All of us, whether professional salespersons or purveyors of other things such as poetry, recipes for alcoholic beverages, songs, stories, yeasty starter dough, carry our wares with us on dark and shiny nights, many of us away from the sight lines of home, reliant instead on the skyline and artifact of places well beyond what is home.

You know your way home; your evening walks are no act of bravery to adventure.  You walk with one hundred percent certainty you will find your way.  Even when you were new to this neighborhood, there was no thought you would be lost or need the navigation devices on your iPhone, nor require instructions from some well-meaning stranger.

There is another kind of journey, more often than not undertaken under the equivalent of a cloudy sky, where there are no landmarks against which you may plot your course, navigate your way home, negotiate your sense of direction from an indifferent reality that has no care whatsoever if you do return home.

This is the journey of a new project, one you've experienced enough recognition from to understand that you will take this voice, if only to see where it will lead you.  The more you are of this frame of mind, the more attractive the journey will seem and the greater the likelihood that at some point in the journey, you will have the incredible sense of loss you associate with having the metaphoric broken heart.

You've had this broken heart experience often enough to know it is a common thread to your existence and to your survival.  A person you care for dies.  An animal you care for dies.  A dream you've put forth some effort to steer into the garage of reality turns to dust before your eyes or comes apart in your hands.  A story that led you to some incredible vantage point has run off on you, without leaving so much as a farewell note.

This intense rush of feeling has nothing to do with envy or jealousy.  The feeling is the irrevocable sense of loss you feel when your heart is broken.

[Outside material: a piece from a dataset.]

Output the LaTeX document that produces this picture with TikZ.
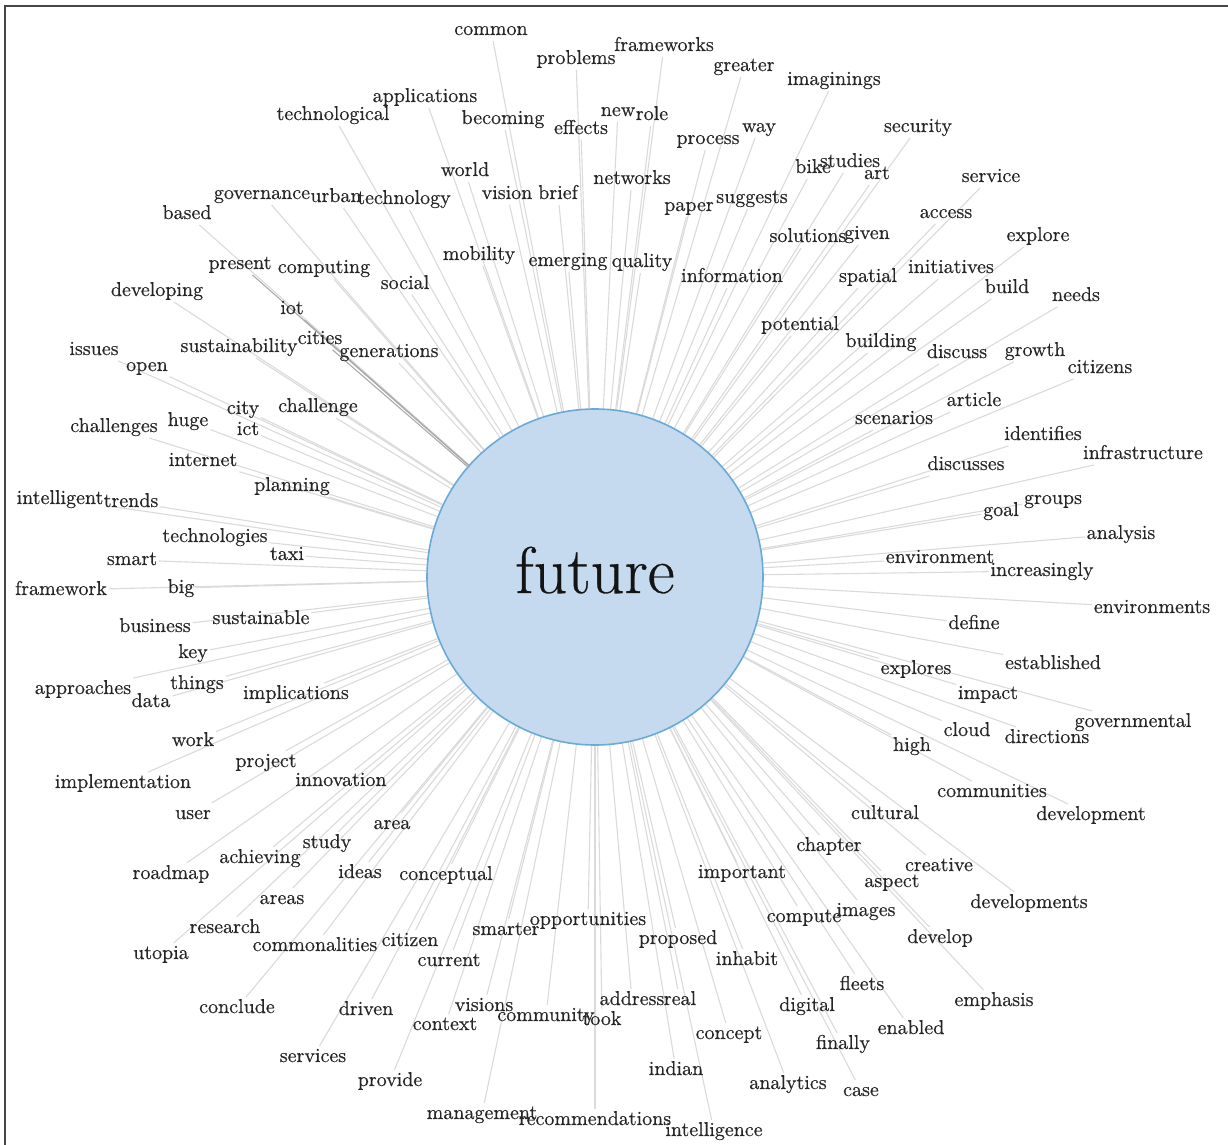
\documentclass[tikz,border=0pt]{standalone}
\usepackage{fontspec}
\newfontfamily\wfont{Latin Modern Roman}[FakeBold=0.45]
\usetikzlibrary{backgrounds}
\definecolor{circfill}{HTML}{C5DAEF}
\definecolor{circline}{HTML}{6AAAD6}
\definecolor{wordcol}{HTML}{262626}
\definecolor{edgecol}{HTML}{DADADA}
\definecolor{edgedark}{HTML}{ABABAB}
\tikzset{
  word/.style={text=wordcol, font=\wfont\fontsize{10}{12}\selectfont, inner sep=0.8pt, text height=7pt, text depth=2pt},
  edge/.style={draw=edgecol, line width=0.55pt},
  edgestrong/.style={draw=edgedark, line width=0.55pt},
  hub/.style={circle, fill=circfill, draw=circline, line width=0.8pt, minimum size=168pt, inner sep=0pt},
  frameline/.style={draw=black!72, line width=1.1pt}
}
\newcommand\wrd[4]{\node[word] (w-#1) at (#2,#3) {#4};
  \begin{pgfonlayer}{background}\draw[edge] (c) -- (w-#1);\end{pgfonlayer}}
\newcommand\wrdd[4]{\node[word] (w-#1) at (#2,#3) {#4};
  \begin{pgfonlayer}{background}\draw[edgestrong] (c) -- (w-#1);\end{pgfonlayer}}
\begin{document}
\begin{tikzpicture}[x=0.5pt,y=-0.5pt]
\useasboundingbox (0,0) rectangle (1228,1145);
\coordinate (fr-tl) at (5,6);
\coordinate (fr-tr) at (1228,6);
\coordinate (fr-bl) at (5,1145);
\draw[frameline] (fr-tr) -- (fr-tl) -- (fr-bl);
\node[hub] (c) at (595,577) {\raisebox{-8pt}[0pt][0pt]{\wfont\fontsize{33}{38}\selectfont\color{black!92}future}};
% top
\wrd{common}{491}{30}{common}
\wrd{problems}{576}{59}{problems}
\wrd{frameworks}{664}{46}{frameworks}
\wrd{greater}{744}{66}{greater}
\wrd{imaginings}{834}{80}{imaginings}
\wrd{applications}{425}{97}{applications}
\wrd{technological}{333}{115}{technological}
\wrd{becoming}{503}{119}{becoming}
\wrd{effects}{581}{129}{effects}
\wrd{new}{618}{111}{new}
\wrd{role}{652}{115}{role}
\wrd{process}{708}{139}{process}
\wrd{way}{759}{127}{way}
\wrd{security}{918}{127}{security}
\wrd{bike}{813}{168}{bike}
\wrd{studies}{850}{162}{studies}
\wrd{art}{877}{174}{art}
\wrd{service}{991}{177}{service}
\wrd{world}{465}{171}{world}
\wrd{vision}{507}{194}{vision}
\wrd{brief}{558}{194}{brief}
\wrd{networks}{632}{179}{networks}
\wrd{governance}{262}{194}{governance}
\wrd{urban}{336}{197}{urban}
\wrd{technology}{404}{199}{technology}
\wrd{based}{187}{214}{based}
\wrd{paper}{689}{206}{paper}
\wrd{suggests}{752}{198}{suggests}
\wrd{access}{946}{213}{access}
\wrd{solutions}{808}{237}{solutions}
\wrd{given}{867}{234}{given}
\wrd{explore}{1038}{236}{explore}
\wrdd{present}{240}{264}{present}
\wrd{computing}{324}{268}{computing}
\wrd{social}{405}{284}{social}
\wrd{mobility}{479}{255}{mobility}
\wrd{emerging}{568}{261}{emerging}
\wrd{quality}{642}{262}{quality}
\wrd{information}{732}{277}{information}
\wrd{spatial}{868}{277}{spatial}
\wrd{initiatives}{951}{268}{initiatives}
\wrd{build}{1007}{288}{build}
\wrd{needs}{1076}{296}{needs}
\wrd{developing}{157}{291}{developing}
\wrdd{iot}{292}{309}{iot}
\wrd{potential}{800}{325}{potential}
\wrd{building}{881}{342}{building}
\wrd{discuss}{957}{353}{discuss}
\wrd{growth}{1035}{351}{growth}
\wrd{citizens}{1100}{368}{citizens}
\wrd{issues}{94}{350}{issues}
\wrd{open}{147}{366}{open}
\wrd{sustainability}{239}{347}{sustainability}
\wrdd{cities}{320}{339}{cities}
\wrd{generations}{389}{352}{generations}
% middle left
\wrd{city}{243}{409}{city}
\wrd{ict}{248}{430}{ict}
\wrd{challenge}{318}{407}{challenge}
\wrd{challenges}{114}{427}{challenges}
\wrd{huge}{188}{421}{huge}
\wrd{internet}{203}{461}{internet}
\wrd{planning}{292}{486}{planning}
\wrd{intelligent}{60}{499}{intelligent}
\wrd{trends}{131}{502}{trends}
\wrd{technologies}{215}{537}{technologies}
\wrd{smart}{132}{560}{smart}
\wrd{taxi}{287}{555}{taxi}
\wrd{framework}{61}{590}{framework}
\wrd{big}{181}{588}{big}
\wrd{business}{155}{627}{business}
\wrd{sustainable}{261}{619}{sustainable}
\wrd{key}{193}{653}{key}
\wrd{approaches}{83}{689}{approaches}
\wrd{data}{151}{702}{data}
\wrd{things}{197}{684}{things}
\wrd{implications}{296}{694}{implications}
\wrd{work}{193}{741}{work}
\wrd{project}{266}{762}{project}
% middle right
\wrd{scenarios}{894}{419}{scenarios}
\wrd{article}{974}{401}{article}
\wrd{identifies}{1043}{435}{identifies}
\wrd{infrastructure}{1143}{454}{infrastructure}
\wrd{discusses}{966}{465}{discusses}
\wrd{goal}{1001}{511}{goal}
\wrd{groups}{1053}{499}{groups}
\wrd{analysis}{1121}{534}{analysis}
\wrd{environment}{940}{558}{environment}
\wrd{increasingly}{1042}{571}{increasingly}
\wrd{environments}{1152}{608}{environments}
\wrd{define}{974}{624}{define}
\wrd{explores}{916}{669}{explores}
\wrd{established}{1053}{664}{established}
\wrd{impact}{988}{694}{impact}
\wrd{governmental}{1133}{722}{governmental}
\wrd{cloud}{967}{731}{cloud}
\wrd{directions}{1047}{738}{directions}
\wrd{high}{912}{746}{high}
% bottom left
\wrd{implementation}{123}{783}{implementation}
\wrd{innovation}{341}{781}{innovation}
\wrd{user}{193}{814}{user}
\wrd{area}{392}{824}{area}
\wrd{study}{327}{843}{study}
\wrd{achieving}{260}{858}{achieving}
\wrd{roadmap}{171}{874}{roadmap}
\wrd{ideas}{360}{873}{ideas}
\wrd{conceptual}{446}{875}{conceptual}
\wrd{areas}{282}{899}{areas}
\wrd{research}{225}{928}{research}
\wrd{utopia}{161}{954}{utopia}
\wrd{commonalities}{315}{946}{commonalities}
\wrd{citizen}{410}{941}{citizen}
\wrd{current}{449}{961}{current}
\wrd{conclude}{237}{1008}{conclude}
\wrd{driven}{366}{1010}{driven}
\wrd{services}{313}{1057}{services}
\wrd{provide}{390}{1081}{provide}
\wrd{management}{482}{1114}{management}
% bottom middle
\wrd{opportunities}{588}{920}{opportunities}
\wrd{smarter}{506}{930}{smarter}
\wrd{proposed}{678}{939}{proposed}
\wrd{important}{742}{873}{important}
\wrd{inhabit}{747}{960}{inhabit}
\wrd{visions}{484}{1006}{visions}
\wrd{context}{445}{1025}{context}
\wrd{community}{546}{1016}{community}
\wrd{took}{602}{1020}{took}
\wrd{address}{632}{1000}{address}
\wrd{real}{680}{1000}{real}
\wrd{concept}{729}{1034}{concept}
\wrd{indian}{676}{1070}{indian}
\wrd{analytics}{788}{1084}{analytics}
\wrd{recommendations}{595}{1120}{recommendations}
\wrd{intelligence}{714}{1131}{intelligence}
% bottom right
\wrd{chapter}{829}{846}{chapter}
\wrd{compute}{804}{917}{compute}
\wrd{digital}{807}{1006}{digital}
\wrd{communities}{992}{792}{communities}
\wrd{cultural}{885}{814}{cultural}
\wrd{development}{1091}{815}{development}
\wrd{creative}{939}{866}{creative}
\wrd{aspect}{892}{882}{aspect}
\wrd{images}{866}{911}{images}
\wrd{developments}{1029}{903}{developments}
\wrd{develop}{940}{938}{develop}
\wrd{fleets}{862}{985}{fleets}
\wrd{emphasis}{994}{1001}{emphasis}
\wrd{enabled}{911}{1029}{enabled}
\wrd{finally}{843}{1044}{finally}
\wrd{case}{861}{1091}{case}
\end{tikzpicture}
\end{document}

Starting out on the voyage of a new project puts you in the immediate risk of being drawn beyond the coast line, which you understand and accept.  The project will begin talking to you in direct proportion to the distance you are away from any landmark.  The project may grow tired of your fumbling along the way, tell you to go fuck yourself, then be gone.  The project may ask you in a voice loud enough for you to fear everyone about you being able to hear.  What were you thinking? the voice asks.

You have developed an answer to that.  I was told to believe, you tell it, that there would be some delivered understanding or knowledge at the end of this project.

And you fucking believed those assurances?

You are on such a project now, neither fearful nor confident, for a certainty neither under nor over confident.  You are far enough now from the shore line. You see one little blob of light against the overcast, a blob you take to be your own enthusiasm for the project.

You've been in this business long enough to understand how you might get your heart broken.  With every new sentence, you hear voices, variously saying yay or asking if you are out of your fucking mind.

It seemed like a good idea at the time, you say, then you read back to the last sentence where you heard the voice offering you a note of encouragement.